--- START EXERCISE MATERIALS ---
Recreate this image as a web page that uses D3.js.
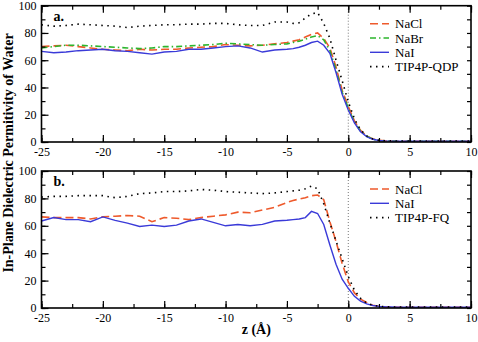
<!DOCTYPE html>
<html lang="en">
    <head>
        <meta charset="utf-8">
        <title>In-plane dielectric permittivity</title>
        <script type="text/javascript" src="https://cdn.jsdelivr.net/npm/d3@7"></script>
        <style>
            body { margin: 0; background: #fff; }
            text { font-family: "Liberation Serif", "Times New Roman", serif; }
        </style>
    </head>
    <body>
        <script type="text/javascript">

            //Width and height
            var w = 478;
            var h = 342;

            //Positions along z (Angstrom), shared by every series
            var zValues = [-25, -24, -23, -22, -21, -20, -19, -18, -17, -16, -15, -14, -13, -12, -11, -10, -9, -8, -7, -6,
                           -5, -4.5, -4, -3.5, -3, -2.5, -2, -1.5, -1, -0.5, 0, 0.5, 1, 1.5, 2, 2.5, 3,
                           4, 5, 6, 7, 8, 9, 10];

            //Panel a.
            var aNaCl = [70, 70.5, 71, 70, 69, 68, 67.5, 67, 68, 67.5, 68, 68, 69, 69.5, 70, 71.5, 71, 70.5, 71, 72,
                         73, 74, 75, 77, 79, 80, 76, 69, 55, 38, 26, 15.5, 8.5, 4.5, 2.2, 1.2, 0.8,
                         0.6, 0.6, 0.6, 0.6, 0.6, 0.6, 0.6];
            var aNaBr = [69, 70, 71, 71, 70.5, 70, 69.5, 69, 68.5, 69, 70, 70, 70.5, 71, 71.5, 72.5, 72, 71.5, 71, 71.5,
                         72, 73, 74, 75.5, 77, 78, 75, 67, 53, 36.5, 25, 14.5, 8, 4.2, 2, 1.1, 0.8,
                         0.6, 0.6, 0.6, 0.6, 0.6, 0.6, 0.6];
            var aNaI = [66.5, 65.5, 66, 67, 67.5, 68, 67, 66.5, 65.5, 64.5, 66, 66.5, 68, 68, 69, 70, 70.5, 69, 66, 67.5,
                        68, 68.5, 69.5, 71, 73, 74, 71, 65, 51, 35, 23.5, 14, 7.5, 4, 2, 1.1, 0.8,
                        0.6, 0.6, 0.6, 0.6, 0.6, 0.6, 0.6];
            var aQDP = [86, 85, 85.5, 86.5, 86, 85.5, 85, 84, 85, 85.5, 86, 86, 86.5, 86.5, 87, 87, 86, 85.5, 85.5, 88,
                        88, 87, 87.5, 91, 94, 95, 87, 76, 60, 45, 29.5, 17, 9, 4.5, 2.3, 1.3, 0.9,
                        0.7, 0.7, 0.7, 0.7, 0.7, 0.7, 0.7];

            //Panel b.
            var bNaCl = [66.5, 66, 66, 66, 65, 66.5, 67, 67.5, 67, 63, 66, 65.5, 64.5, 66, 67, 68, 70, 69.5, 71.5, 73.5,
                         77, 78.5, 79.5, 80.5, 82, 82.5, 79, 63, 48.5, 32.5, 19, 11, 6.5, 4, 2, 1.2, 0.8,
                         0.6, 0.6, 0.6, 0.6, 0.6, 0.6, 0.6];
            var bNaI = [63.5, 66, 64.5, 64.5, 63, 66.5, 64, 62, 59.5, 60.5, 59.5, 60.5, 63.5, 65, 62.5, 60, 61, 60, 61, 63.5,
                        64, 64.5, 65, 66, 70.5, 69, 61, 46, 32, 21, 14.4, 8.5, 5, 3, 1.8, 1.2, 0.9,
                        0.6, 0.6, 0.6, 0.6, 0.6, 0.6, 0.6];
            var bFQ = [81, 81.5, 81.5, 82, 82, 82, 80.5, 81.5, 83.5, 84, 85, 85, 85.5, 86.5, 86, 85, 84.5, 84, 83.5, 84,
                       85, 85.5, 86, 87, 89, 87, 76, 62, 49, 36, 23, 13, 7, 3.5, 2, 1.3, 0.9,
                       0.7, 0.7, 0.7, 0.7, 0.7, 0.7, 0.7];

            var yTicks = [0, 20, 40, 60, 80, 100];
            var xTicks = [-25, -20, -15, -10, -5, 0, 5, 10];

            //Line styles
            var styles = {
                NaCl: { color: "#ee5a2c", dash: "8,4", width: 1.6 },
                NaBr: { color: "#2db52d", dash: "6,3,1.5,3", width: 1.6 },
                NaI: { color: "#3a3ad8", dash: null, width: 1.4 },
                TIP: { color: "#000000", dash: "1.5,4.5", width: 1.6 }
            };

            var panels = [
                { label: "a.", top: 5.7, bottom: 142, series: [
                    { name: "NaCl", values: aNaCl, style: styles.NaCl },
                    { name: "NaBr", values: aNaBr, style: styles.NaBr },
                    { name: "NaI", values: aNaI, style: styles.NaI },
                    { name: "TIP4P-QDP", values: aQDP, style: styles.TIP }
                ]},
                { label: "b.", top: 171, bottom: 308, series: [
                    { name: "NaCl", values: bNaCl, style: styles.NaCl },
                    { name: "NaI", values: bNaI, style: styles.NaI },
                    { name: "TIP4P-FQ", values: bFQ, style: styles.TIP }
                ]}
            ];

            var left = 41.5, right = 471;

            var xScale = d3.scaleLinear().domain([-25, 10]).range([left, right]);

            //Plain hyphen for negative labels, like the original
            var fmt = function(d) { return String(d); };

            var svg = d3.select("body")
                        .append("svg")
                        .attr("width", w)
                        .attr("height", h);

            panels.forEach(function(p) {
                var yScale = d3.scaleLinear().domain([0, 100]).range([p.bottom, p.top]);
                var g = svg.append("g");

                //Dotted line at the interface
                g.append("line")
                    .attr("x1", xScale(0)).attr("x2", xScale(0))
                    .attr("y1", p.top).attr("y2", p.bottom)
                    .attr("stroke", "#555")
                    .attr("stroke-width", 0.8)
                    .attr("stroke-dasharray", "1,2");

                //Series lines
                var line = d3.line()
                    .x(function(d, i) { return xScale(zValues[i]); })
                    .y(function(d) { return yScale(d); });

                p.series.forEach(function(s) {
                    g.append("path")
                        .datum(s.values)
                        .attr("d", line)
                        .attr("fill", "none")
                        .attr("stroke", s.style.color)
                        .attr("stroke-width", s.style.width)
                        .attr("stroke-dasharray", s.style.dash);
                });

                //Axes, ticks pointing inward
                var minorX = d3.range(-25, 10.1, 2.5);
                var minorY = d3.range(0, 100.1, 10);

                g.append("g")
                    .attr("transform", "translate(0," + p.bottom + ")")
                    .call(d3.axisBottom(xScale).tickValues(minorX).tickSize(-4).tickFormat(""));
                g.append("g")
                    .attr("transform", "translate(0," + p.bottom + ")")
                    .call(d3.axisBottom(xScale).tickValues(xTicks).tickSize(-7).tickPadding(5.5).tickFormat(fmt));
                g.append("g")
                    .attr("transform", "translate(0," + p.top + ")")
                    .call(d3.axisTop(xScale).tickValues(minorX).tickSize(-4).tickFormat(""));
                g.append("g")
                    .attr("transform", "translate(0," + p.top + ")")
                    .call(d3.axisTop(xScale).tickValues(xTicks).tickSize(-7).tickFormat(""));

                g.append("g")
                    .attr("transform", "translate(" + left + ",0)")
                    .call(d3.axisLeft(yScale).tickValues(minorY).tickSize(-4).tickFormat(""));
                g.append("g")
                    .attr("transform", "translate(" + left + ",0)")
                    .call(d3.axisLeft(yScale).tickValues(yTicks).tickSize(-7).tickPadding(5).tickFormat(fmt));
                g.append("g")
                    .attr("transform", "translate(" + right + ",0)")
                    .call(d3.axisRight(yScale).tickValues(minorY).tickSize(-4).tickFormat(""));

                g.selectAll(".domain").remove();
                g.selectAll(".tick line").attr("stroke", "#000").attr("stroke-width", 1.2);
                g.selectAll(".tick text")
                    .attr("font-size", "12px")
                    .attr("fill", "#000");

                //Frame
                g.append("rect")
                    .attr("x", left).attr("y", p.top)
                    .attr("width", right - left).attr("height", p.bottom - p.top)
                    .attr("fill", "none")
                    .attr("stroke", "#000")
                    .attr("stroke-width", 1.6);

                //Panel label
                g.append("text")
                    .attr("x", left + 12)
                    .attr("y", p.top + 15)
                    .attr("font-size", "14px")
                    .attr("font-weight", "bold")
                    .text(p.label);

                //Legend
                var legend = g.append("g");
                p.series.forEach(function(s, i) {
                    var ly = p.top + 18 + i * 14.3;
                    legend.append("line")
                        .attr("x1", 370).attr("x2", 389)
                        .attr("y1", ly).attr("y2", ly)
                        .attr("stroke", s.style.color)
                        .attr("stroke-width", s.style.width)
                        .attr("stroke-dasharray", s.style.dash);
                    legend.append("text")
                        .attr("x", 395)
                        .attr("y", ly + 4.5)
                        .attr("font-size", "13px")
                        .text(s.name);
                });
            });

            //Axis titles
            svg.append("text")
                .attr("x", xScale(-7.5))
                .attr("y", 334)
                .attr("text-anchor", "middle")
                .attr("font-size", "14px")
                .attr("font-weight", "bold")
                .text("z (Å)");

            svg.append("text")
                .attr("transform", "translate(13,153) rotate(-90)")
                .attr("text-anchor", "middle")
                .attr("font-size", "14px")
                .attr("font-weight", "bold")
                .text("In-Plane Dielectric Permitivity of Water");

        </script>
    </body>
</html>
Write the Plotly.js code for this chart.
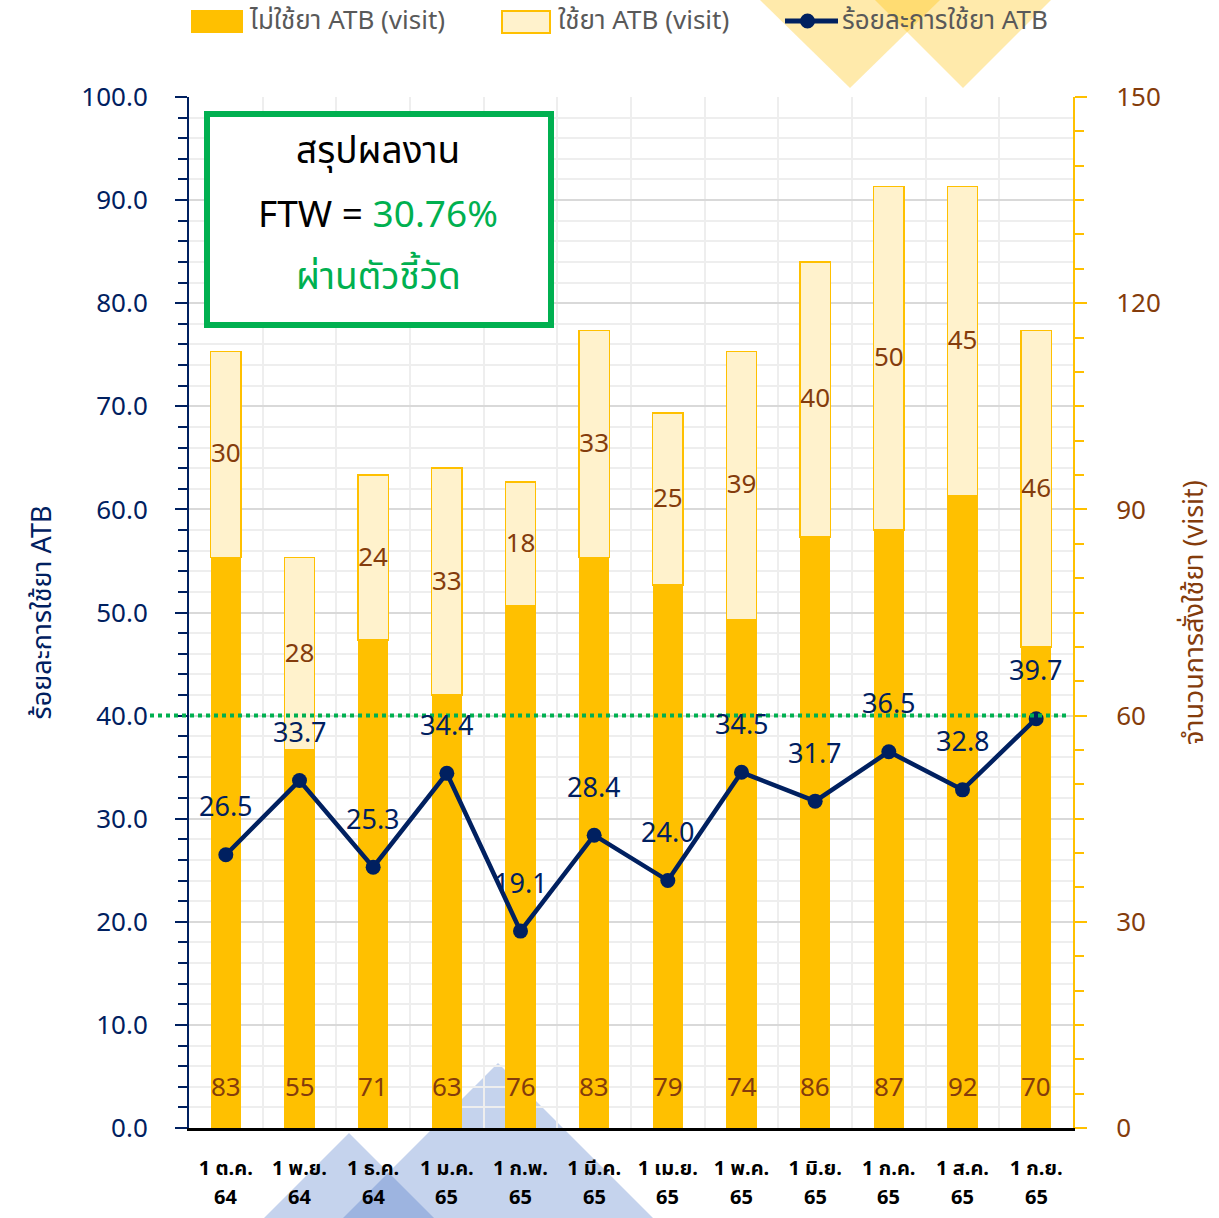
--- END EXERCISE MATERIALS ---
### WHAT THE TASK REQUIRES:
Please take the lines from the beginning of the data above through the line holding "var h = 342;" and transcribe them exactly, without any pictures.

### RESULT OF THE TASK:
Recreate this image as a web page that uses D3.js.
<!DOCTYPE html>
<html lang="en">
    <head>
        <meta charset="utf-8">
        <title>In-plane dielectric permittivity</title>
        <script type="text/javascript" src="https://cdn.jsdelivr.net/npm/d3@7"></script>
        <style>
            body { margin: 0; background: #fff; }
            text { font-family: "Liberation Serif", "Times New Roman", serif; }
        </style>
    </head>
    <body>
        <script type="text/javascript">

            //Width and height
            var w = 478;
            var h = 342;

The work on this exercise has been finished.